The latest issue of The Economist has a review of Animal Spirits: How Human Psychology Drives the Economy, and Why It Matters for Global Capitalism by two global heavyweights in economics—George Akerlof and Robert Shiller. The authors talk of five other “spirits” that they derive from Keynes’ reference to animal spirits. They are confidence, fairness, corruption (or bad faith), money illusion and “stories”. The authors, we read in the review, opine that on many occasions, these spirits play an important role in influencing our responses rather than just the rationality assumed by economic models.
The subject I propose to tackle today is humility which is related to confidence (overconfidence)—one of the moving spirits of economics, according to authors. There is no evidence yet that humility has arrived, despite the mayhem. Hence, I find it difficult to believe that we have solved or brought the crisis under control.

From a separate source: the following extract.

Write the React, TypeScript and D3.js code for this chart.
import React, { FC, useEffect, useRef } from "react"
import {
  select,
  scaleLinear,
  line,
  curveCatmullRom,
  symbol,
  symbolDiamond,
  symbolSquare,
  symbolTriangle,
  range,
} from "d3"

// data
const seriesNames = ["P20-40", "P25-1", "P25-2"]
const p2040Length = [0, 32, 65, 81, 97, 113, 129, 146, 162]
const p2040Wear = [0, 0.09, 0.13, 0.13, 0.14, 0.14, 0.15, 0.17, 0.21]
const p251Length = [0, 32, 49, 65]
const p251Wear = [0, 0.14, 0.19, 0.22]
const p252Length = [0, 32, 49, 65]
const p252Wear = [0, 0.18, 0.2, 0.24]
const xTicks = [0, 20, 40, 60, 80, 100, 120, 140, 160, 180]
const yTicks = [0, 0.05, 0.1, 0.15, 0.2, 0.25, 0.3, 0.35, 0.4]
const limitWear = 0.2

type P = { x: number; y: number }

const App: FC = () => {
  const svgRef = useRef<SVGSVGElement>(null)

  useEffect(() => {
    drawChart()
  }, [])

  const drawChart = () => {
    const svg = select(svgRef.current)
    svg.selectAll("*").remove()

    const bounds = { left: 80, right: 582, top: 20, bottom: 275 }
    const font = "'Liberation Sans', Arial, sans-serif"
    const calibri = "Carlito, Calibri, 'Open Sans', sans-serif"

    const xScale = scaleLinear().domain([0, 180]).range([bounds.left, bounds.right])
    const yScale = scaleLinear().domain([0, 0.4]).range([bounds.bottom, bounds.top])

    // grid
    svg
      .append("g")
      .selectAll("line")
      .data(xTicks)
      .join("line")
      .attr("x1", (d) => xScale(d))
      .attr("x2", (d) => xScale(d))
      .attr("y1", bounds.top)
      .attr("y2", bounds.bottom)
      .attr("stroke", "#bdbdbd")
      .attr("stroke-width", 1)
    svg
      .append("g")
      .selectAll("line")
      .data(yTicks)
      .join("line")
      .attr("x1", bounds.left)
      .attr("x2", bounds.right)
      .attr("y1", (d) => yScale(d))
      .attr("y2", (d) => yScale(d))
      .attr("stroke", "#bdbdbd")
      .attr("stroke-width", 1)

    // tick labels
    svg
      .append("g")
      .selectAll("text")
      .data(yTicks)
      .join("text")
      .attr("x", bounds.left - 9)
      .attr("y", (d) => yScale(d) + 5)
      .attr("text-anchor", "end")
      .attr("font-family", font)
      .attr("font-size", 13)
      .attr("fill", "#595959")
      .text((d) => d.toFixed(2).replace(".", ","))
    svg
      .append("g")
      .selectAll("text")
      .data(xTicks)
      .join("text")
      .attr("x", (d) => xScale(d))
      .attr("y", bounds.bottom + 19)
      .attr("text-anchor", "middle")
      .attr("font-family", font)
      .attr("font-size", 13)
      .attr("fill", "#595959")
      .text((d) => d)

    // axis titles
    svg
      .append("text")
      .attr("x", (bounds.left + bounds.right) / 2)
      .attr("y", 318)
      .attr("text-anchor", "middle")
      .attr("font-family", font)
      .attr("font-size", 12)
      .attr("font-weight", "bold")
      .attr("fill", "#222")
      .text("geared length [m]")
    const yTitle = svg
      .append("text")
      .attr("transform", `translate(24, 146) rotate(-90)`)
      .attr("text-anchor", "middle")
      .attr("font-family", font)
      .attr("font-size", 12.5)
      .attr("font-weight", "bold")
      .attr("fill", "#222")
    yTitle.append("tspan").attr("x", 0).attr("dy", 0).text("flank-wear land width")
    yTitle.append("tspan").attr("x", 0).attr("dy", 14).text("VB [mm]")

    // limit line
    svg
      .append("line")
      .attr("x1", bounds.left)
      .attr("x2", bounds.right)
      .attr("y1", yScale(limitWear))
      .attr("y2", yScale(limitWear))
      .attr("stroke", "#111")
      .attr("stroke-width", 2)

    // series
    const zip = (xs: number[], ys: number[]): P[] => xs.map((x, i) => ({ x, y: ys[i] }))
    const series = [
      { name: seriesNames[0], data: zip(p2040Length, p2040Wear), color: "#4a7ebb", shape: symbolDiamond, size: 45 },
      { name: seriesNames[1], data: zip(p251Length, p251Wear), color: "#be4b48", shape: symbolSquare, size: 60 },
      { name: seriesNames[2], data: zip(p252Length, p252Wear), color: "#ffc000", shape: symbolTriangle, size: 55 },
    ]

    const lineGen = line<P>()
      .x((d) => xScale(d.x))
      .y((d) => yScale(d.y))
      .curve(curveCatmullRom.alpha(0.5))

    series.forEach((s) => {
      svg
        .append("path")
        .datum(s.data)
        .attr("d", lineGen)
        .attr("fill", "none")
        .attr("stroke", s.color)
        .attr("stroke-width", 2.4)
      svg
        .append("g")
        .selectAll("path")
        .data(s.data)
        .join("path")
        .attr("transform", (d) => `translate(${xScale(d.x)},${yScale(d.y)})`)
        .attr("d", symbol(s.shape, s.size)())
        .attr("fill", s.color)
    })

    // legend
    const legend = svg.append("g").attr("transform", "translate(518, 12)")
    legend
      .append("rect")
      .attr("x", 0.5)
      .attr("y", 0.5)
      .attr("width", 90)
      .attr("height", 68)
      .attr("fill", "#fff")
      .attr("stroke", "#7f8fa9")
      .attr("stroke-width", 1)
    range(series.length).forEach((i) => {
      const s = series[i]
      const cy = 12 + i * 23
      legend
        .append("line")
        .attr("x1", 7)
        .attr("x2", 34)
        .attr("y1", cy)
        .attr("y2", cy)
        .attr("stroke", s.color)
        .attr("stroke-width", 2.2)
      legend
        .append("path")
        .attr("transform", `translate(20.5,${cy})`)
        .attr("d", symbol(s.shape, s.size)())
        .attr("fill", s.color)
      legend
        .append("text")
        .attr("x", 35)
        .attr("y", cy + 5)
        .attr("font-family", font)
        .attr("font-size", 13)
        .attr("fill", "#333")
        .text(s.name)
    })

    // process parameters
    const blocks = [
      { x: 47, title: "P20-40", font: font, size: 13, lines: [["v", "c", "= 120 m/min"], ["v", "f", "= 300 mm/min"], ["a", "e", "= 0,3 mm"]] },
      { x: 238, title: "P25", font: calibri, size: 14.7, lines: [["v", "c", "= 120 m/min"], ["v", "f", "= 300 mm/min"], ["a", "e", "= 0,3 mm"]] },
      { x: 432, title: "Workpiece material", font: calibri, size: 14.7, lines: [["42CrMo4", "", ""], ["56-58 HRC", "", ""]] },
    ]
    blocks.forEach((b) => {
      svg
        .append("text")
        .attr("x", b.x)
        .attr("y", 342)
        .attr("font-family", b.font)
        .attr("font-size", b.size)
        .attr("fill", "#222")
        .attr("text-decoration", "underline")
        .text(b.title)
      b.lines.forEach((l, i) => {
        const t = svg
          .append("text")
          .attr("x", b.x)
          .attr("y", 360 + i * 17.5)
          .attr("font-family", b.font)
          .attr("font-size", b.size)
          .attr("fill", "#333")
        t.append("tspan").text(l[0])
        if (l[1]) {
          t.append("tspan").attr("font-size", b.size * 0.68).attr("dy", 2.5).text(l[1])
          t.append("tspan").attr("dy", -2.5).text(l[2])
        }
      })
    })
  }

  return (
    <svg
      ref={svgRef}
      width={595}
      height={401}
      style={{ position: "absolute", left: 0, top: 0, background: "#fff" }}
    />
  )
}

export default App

The Financial Times can take credit for giving a new word to the English language. On 20 March, this is how its news item on a slew of Ponzi schemes that regulators in the US have unearthed began: “US federal regulators have warned of a ‘rampant Ponzimonium’ as they disclosed they are investigating ‘hundreds’ of possible scams in the aftermath of the $50 billion fraud allegedly perpetrated by Bernard Madoff.
“Bart Chilton, a commissioner at the Commodities Futures Trading Commission, the US regulator, said the watchdog was ‘seeing more of these scams than ever before’ in commodities and other futures markets.”

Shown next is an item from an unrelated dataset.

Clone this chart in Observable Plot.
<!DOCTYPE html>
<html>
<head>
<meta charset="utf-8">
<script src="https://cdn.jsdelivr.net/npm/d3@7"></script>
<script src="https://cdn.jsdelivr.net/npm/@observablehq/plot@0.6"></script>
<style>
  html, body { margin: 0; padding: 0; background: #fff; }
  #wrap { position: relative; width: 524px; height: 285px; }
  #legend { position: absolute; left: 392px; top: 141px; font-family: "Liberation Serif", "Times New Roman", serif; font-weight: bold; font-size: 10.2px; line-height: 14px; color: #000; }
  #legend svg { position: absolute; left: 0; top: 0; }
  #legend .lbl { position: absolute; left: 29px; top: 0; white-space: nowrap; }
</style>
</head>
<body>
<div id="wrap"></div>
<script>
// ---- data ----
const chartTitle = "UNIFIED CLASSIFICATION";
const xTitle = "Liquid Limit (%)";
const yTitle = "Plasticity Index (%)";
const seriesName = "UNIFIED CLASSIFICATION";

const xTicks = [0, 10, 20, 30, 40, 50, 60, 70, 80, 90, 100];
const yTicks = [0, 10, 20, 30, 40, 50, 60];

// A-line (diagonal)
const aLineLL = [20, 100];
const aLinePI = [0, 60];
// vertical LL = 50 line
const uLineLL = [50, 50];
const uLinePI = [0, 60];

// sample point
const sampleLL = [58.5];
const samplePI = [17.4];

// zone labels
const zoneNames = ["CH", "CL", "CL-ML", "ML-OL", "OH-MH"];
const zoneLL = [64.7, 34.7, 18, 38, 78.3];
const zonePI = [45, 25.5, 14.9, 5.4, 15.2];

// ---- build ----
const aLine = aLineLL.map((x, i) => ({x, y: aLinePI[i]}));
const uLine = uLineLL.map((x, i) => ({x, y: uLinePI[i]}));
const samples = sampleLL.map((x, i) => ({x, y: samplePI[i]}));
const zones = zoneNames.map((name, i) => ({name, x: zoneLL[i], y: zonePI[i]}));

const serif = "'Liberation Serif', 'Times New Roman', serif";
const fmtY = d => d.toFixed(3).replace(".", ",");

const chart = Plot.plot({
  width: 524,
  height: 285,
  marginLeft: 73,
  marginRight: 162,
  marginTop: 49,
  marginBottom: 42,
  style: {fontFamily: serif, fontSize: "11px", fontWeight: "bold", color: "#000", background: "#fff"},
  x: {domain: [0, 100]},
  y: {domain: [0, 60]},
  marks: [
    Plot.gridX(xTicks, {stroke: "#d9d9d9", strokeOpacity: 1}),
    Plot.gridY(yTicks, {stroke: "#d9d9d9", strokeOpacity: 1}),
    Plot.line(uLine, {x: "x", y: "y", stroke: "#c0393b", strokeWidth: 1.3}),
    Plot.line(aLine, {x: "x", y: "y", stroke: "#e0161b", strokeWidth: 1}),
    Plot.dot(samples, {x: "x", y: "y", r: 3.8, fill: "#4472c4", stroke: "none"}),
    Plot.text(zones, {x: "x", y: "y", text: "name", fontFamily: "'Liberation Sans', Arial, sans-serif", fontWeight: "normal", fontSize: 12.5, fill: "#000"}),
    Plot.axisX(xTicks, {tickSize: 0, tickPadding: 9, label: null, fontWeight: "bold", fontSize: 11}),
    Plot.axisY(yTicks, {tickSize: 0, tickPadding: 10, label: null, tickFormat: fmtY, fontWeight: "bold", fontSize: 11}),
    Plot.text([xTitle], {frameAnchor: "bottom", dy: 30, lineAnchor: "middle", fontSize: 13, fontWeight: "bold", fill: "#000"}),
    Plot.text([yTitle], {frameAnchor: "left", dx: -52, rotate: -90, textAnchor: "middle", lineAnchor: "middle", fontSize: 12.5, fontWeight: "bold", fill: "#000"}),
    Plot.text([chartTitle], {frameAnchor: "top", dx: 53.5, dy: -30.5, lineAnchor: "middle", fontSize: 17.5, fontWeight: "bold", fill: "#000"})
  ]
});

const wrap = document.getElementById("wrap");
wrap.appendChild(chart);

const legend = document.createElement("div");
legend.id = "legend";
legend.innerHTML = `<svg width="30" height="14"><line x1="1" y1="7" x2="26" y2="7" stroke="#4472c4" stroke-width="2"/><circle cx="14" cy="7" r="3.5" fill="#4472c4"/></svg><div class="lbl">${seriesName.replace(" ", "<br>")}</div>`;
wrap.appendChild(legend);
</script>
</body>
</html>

At the core, the common thread between light-touch regulators, “diffused risk” policymakers and Ponzi-schemers is the belief that the business cycle had been tamed. They all began to believe that the sky would always be blue and that it would not be a limit either. The belief that they had tamed business cycles through their astute policy moves over the last two decades and that rising asset prices were a vindication of their approach to economic policymaking had grown firm roots. The success claimed in taming consumer price inflation illustrates this vividly.
The argument went thus: Inflation had been held down because central banks had become independent of political influence. Such independent central banks had dampened business cycle volatility and held inflation within a tight band. They did not adequately account for the fact that inflation had come down due to a combination of several factors and that the declining trend in inflation could and would reverse itself once these trends waned or weakened. They were the shift of manufacturing to low-cost centres, the declining power of labour unions in the West and a prolonged slump in commodity prices.
As the Indian, Chinese and other developing economies began to grow faster, their cost advantage began to erode. Commodity prices were no longer falling either. Only the power of labour unions is yet to be restored to its former glory. Hence, when the inflation spike happened in 2007-08, central banks were slow to react and stuck to the lame defence that core inflation was contained.
In other words, the belief that they had done all the right things and continued to do so blinded them to the possibility that a combination of special factors had shaped their success. If they had not been thus blinded, they would have been more open-minded about their limitations and approached the problems differently.
The same thought process drove the attitude of other players, down to the borrowing public. Everyone began to accept that rising asset prices were their fundamental right. Nothing could stop it. Even if something temporarily did, that would be fixed by policymakers. This permeated developing economies too. The public and governments there too began to think that higher growth rates were now their entitlement and nothing would come in the way of their claim to it. Bare Talk reckons that this is the unifying explanation to the global nature of the problem. Bad ideas diffuse faster and that is a universal law of our times.
Undoubtedly, policymakers, academics and leading economists who always spoke of “soft landing” must bear a large share of the blame for the current situation. Their confidence infected the public in their countries while their reach message was carried by their imitators in the developing world.
Just consider this attitude: Rising asset prices reflect fundamentals while falling and lower asset prices are a liquidity problem. That explains everything. If asset prices go up, it is because of good fundamentals (that I played a role in creating) but if they decline, then it must be because of irrational withdrawal of liquidity that greases market wheels. It will be hard to find a better example of hubris.
Of course, many economists and bankers would yawn at this explanation. That is the problem. We must remember the modeller’s manifesto of Emanuel Derman and Paul Wilmott: The world does not satisfy our equations. Unfortunately, if Chrystia Freeland is right, we are on course to discovering the truth too late to stop it.